Voici un autre texte récupéré d’une hésitation puis d’une mise au placard, envisagé il y a 3-4 jours par PhG pour dire sa perception de cette étrange avalanche de fausses-vraies révélations concernant cet événement-simulacre... Quelques paragraphes, avec citations, disant ce qu’il nous est coutume de penser des agitations de ce qu’on nomme l’“Ouest-collectif”, notamment au cœur de la passionnante aventure de cette sorte de chasse au trésor de tous les secrets de l’exaltante Amérique partie en guerre “mandatée” :

« Encore un plus haut niveau de désordre

« Comme nous sommes dans une époque folle, follement vont les choses. En trois jours, mon “attention” à peine distraite a dû changer d’objet focal... Ah oui, je parle des fuites & “fuites” du Pentagone et d’ailleurs. Je rappelle ici mon absence complète de considération pour ces événements tels qu’ils prétendent être (comment a-t-on pu voir dans mes propos une “naïveté inouïe”, comme écrit un lecteur ? Cynisme, incompétence, indifférence, sarcasme, je veux bien et ça se discute, – mais “naïveté” ? Je m’interroge...).

» D’abord, ce futl’immense et cosmique bordel de l’Empire” qui est une vision générale frappante de l’actuelle situation...

« On ignore s’il faut s’effrayer, s’effarer ou s’esclaffer devant ces “fuites” et ces fuites, mais il faut certainement les placer en bonne exposition dans la galerie de l’immense et cosmique bordel de l’Empire en course accélérée de désintégration, se débattant entre impuissance et paralysie. On ignore “où est la vérité et où est le mensonge” mais on n’en a cure, car il est évident que là n’est pas l’important. »

» Ensuite, il y eut l’épisode de la dérision, me poussant vers la question de savoir “qui a diffusé ces machins ?” et “pourquoi l’a-t-il fait ?”. On trouve dans ce texte des semblants de réponse mais on garde la porte ouverte pour la suite...

« Bref, tout cela, ces “renseignements”, ces informations secrètes et détaillées que tout le monde connaît, ce ‘Top Secret’ en sources ouvertes et en simulacre fermé, quelle ridiculerie, théâtre de l’absurde réduit au flou du rien de l’incompétence satisfaite, mascarade, cirque de basse-cour... ‘Clown World’, dit Christoforou, – et, comme dit l’autre anonyme, “Nous ne pouvons plus déterminer où est la vérité et où est le mensonge”... »

La résistance, une sorte d’“inaction-critique”
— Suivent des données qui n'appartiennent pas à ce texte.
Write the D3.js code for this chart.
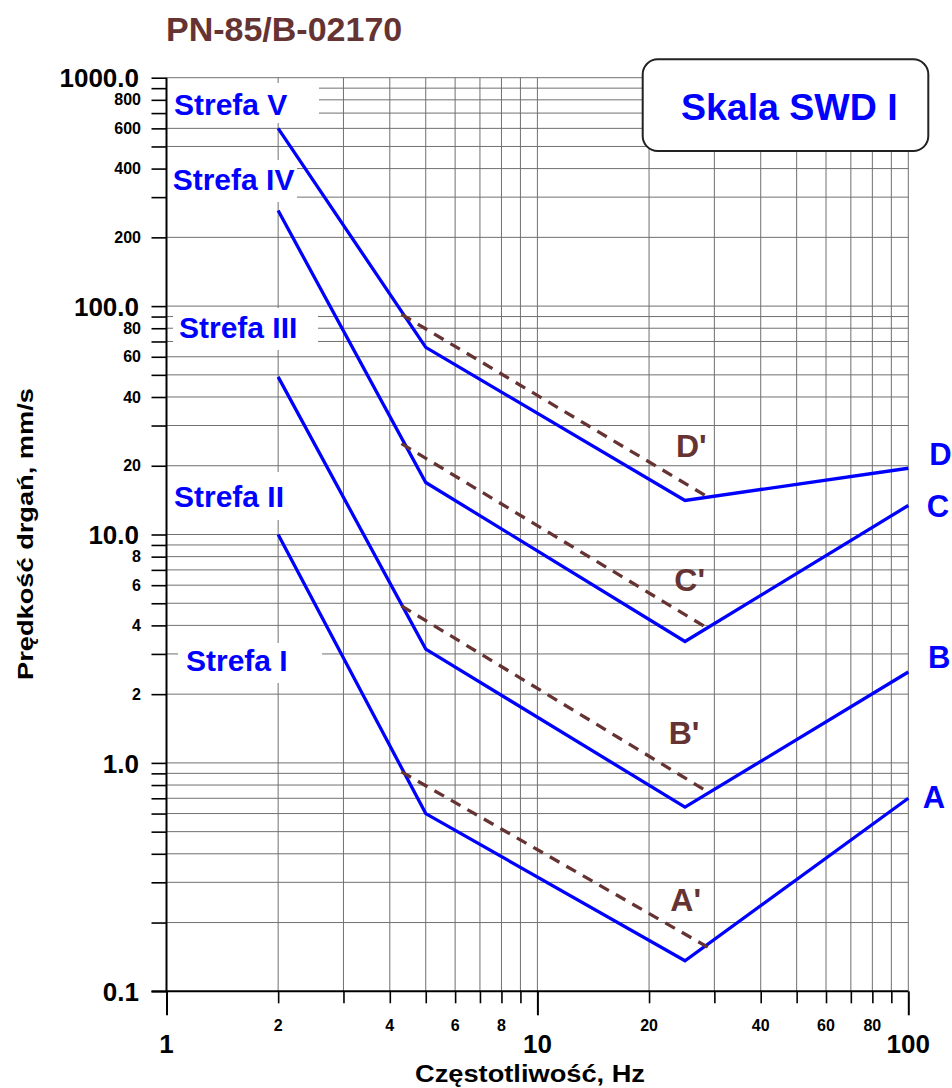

En vérité, faut-il tenter véritablement de savoir ce qui se cache derrière tous ces montages ? Nous pensons qu’il suffit d’observer avec une formidable réserve de persiflage critique, – le “persiflage” devenant alors une vertu, retournant contre l’adversaire son arme principale, – le spectacle de l’immense usine à gaz qu’est la civilisation euroatlantiste, et particulièrement au niveau de son anglosphère, – l’observer se mordre la queue, glapir des menaces, tracer des plans incroyables d’hégémonie du monde, brandir ses vertus comme autant de piques de sans-culottes déshabillés chez Dior. Il n’est nul besoin d’une quelconque intervention, la mécanique se suffit à elle-même pour susciter des prolongements catastrophiques.

Il est vrai qu’il est difficile d’admettre que la recette véritable de la résistance est ce qu’on pourrait nommer une sorte d’“inaction-critique”, – le persiflage n’étant pas une action mais une réaction irresponsable, – et ceci justifiant cela puisque le résistant ne veut aucune responsabilité dans l’ordre du Système. Il s’agit de donner au Système l’impression que la résistance est active pour le faire riposter à de bien improbables menaces, et ce faisant, susciter des réactions contre-productives mettant en lumière ses aspects les plus inquiétants. Il ne faut pas, surtout pas, négliger l’ironie, la moquerie, la mise en évidence du ridicule, toutes ces choses dont l’exposition fait horreur au Système.

Cette affaire de pseudo-fuites du Pentagone n’est pas intéressante du fait de ce qui a fuité, mais essentiellement par tout ce qu’elles confirment encore une fois des méthodes du Pentagone, comme du système de l’américanisme, comme du reste du Système et de la modernité. Encore une fois et une fois toujours, il s’agit d’alimenter cet enchaînement surpuissance-autodestruction, – susciter des réactions de surpuissance devant ce qui est perçu comme une résistance, cette surpuissance nourrissant goulûment ce qu’il y a d’autodestructeur dans le Système.